One time when I was riding my bike, someone threw a smallish rock at me from a housing project across the street. As it happens, the kid didn't hit me and everything was fine. But I suppose if he'd hit me in just the right way I could have been knocked down and injured. And depending on what the cars on the road were doing, it's conceivable that I could have wound up being run over and terribly injured. Long story short, it was a pretty terrible thing for the thrower to be doing. And this has been a sporadic problem in the city for a while. But obviously it wouldn't have bene (sic) right for me to stop, get off my bike, pull a bazooka out of my bag, and blow the houses from which the rock emanated to smithereens while shouting "self-defense!" and "double-effect!" And had I done so, and killed some innocent people in the course of things, and then I'd tried to say that the real blame for the deaths lay with the rock-thrower who'd started it everyone would look at me like I was crazy.

Now, having visited Sderot last year (where, incidentally, I spent the day with an Israeli peacenik), I have an enormous amount of sympathy for those hyperventilating bicyclists of Southern Israel, and I am obviously quite hostile to an illiberal political movement that hates dancing, gays, and dancing gays.

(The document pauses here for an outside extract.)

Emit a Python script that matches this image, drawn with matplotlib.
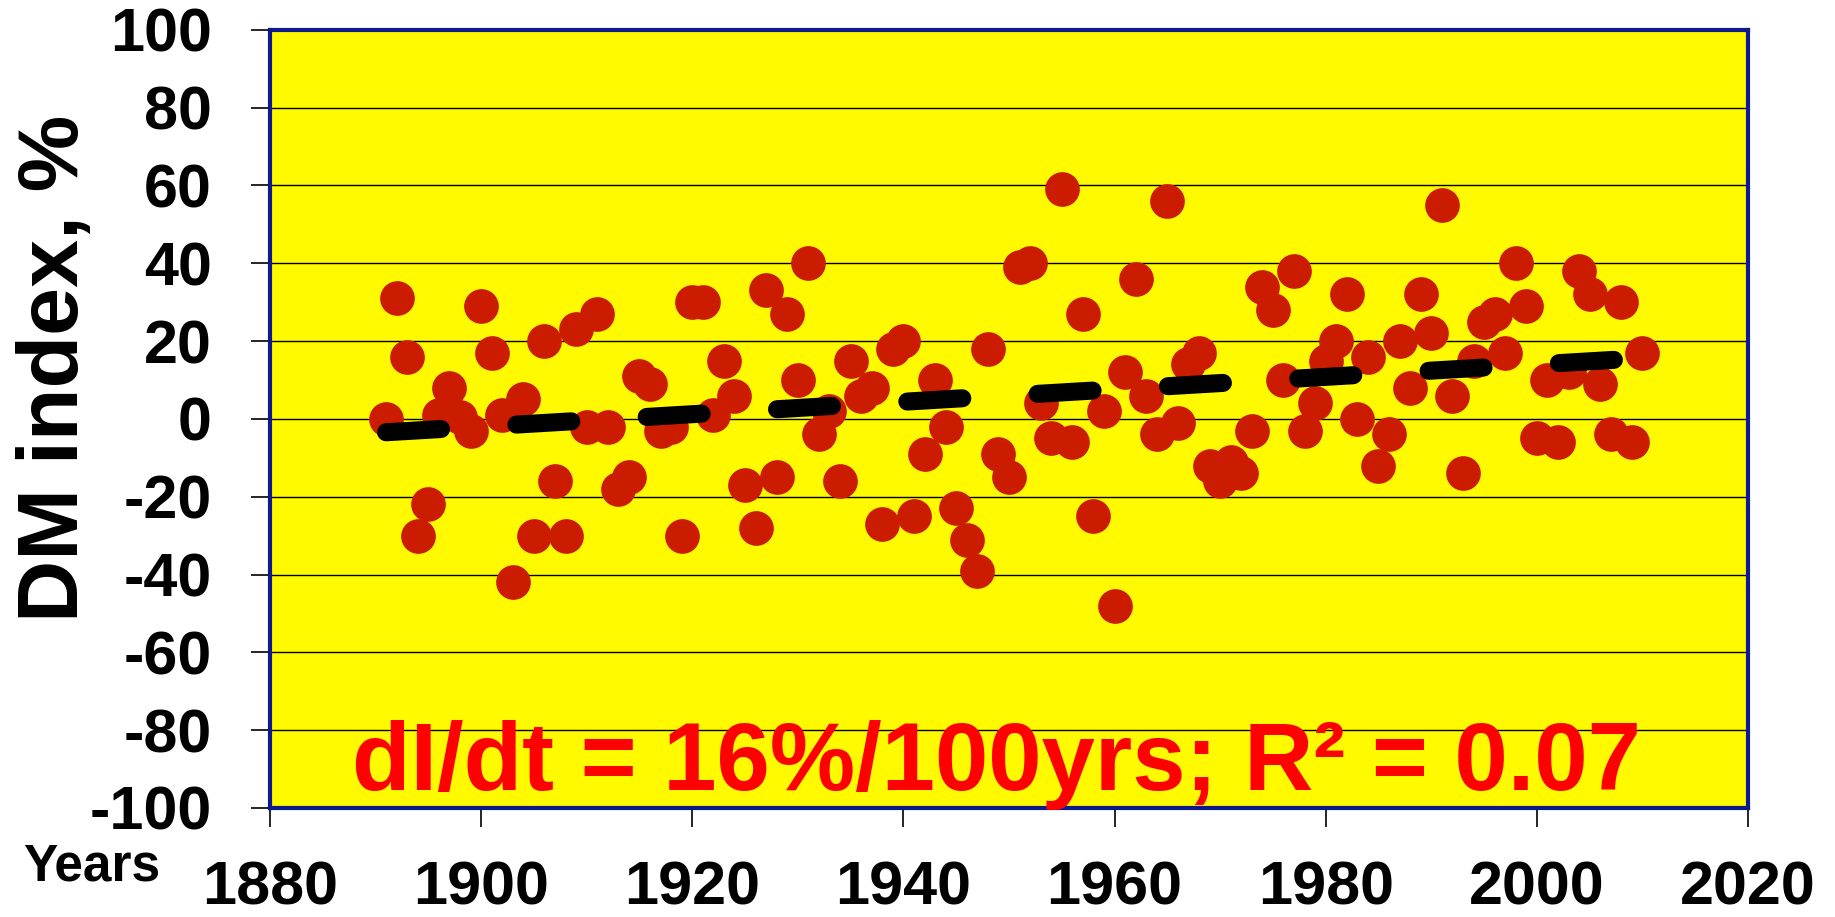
import numpy as np
import matplotlib
matplotlib.use('Agg')
import matplotlib.pyplot as plt

plt.rcParams['font.family'] = ['Liberation Sans', 'DejaVu Sans']
plt.rcParams['font.weight'] = 'bold'
plt.rcParams['axes.unicode_minus'] = False

# annual DM index, 1891-2010
years = list(range(1891, 2011))
dm_index = [
    0, 31, 16, -30, -22, 1, 8, 0.5, -3, 29,          # 1891-1900
    17, 1, -42, 5, -30, 20, -16, -30, 23, -2,        # 1901-1910
    27, -2, -18, -15, 11, 9, -3, -2, -30, 30,        # 1911-1920
    30, 1, 15, 6, -17, -28, 33, -15, 27, 10,         # 1921-1930
    40, -4, 2, -16, 15, 6, 8, -27, 18, 20,           # 1931-1940
    -25, -9, 10, -2, -23, -31, -39, 18, -9, -15,     # 1941-1950
    39, 40, 4, -5, 59, -6, 27, -25, 2, -48,          # 1951-1960
    12, 36, 6, -4, 56, -1, 14, 17, -12, -16,         # 1961-1970
    -11, -14, -3, 34, 28, 10, 38, -3, 4, 15,         # 1971-1980
    20, 32, 0, 16, -12, -4, 20, 8, 32, 22,           # 1981-1990
    55, 6, -14, 15, 25, 27, 17, 40, 29, -5,          # 1991-2000
    10, -6, 12, 38, 32, 9, -4, 30, -6, 17,           # 2001-2010
]

# linear trend: 16 % per 100 years
trend_slope = 16 / 100
trend_1950 = 6.0
trend_years = np.array([years[0], years[-1]])
trend_vals = trend_1950 + trend_slope * (trend_years - 1950)

x_ticks = list(range(1880, 2021, 20))
y_ticks = list(range(-100, 101, 20))

fig = plt.figure(figsize=(18.35, 9.17), dpi=100)
ax = fig.add_axes([0.1471, 0.1189, 0.8055, 0.8486])
ax.set_facecolor('#FFFA00')

ax.plot(years, dm_index, 'o', ms=25, color='#CC1C00', mec='none', zorder=3)
ax.plot(trend_years, trend_vals, color='black', lw=13, dashes=(3.05, 4.18),
        dash_capstyle='round', solid_capstyle='round', zorder=4)

ax.set_xlim(1880, 2020)
ax.set_ylim(-100, 100)
ax.set_xticks(x_ticks)
ax.set_yticks(y_ticks)
ax.yaxis.grid(True, color='black', lw=1)
ax.set_axisbelow(True)

for s in ax.spines.values():
    s.set_color('#0E1A8C')
    s.set_linewidth(3)

ax.tick_params(axis='both', direction='out', length=14, width=1.2,
               color='black', labelsize=44)
ax.tick_params(axis='x', pad=24)
ax.tick_params(axis='y', pad=28)

fig.text(0.0305, 0.598, 'DM index, %', rotation=90, fontsize=62,
         fontweight='bold', ha='center', va='center')
fig.text(0.050, 0.0545, 'Years', fontsize=37, fontweight='bold',
         ha='center', va='center')
fig.text(0.5433, 0.1385, 'dI/dt = 16%/100yrs; R² = 0.07', fontsize=69,
         fontweight='bold', color='#FF0000', ha='center', va='baseline')

fig.savefig('out.png', dpi=100)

But leaving that aside, lets fine-tune Yglesias's analogy: Imagine if Matt rode his bike by this project every day—and was attacked with rocks everyday. And imagine that the rock thrower was attempting to obtain bigger and more deadly rocks to target him and his Dalton School classmates. And imagine if the rock-thrower organized everyone in his project to, say, write a charter that demanded the liquidation of Dalton and its students. And one day, rather than tossing the requisite rock, the young project-dweller decided to kidnap Matt for a few years. And so on.

But I'm making a spurious argument, after all, because as Yglesias explains in the same post, he doesn't "believe in analogies, so don't read that as one." We won't.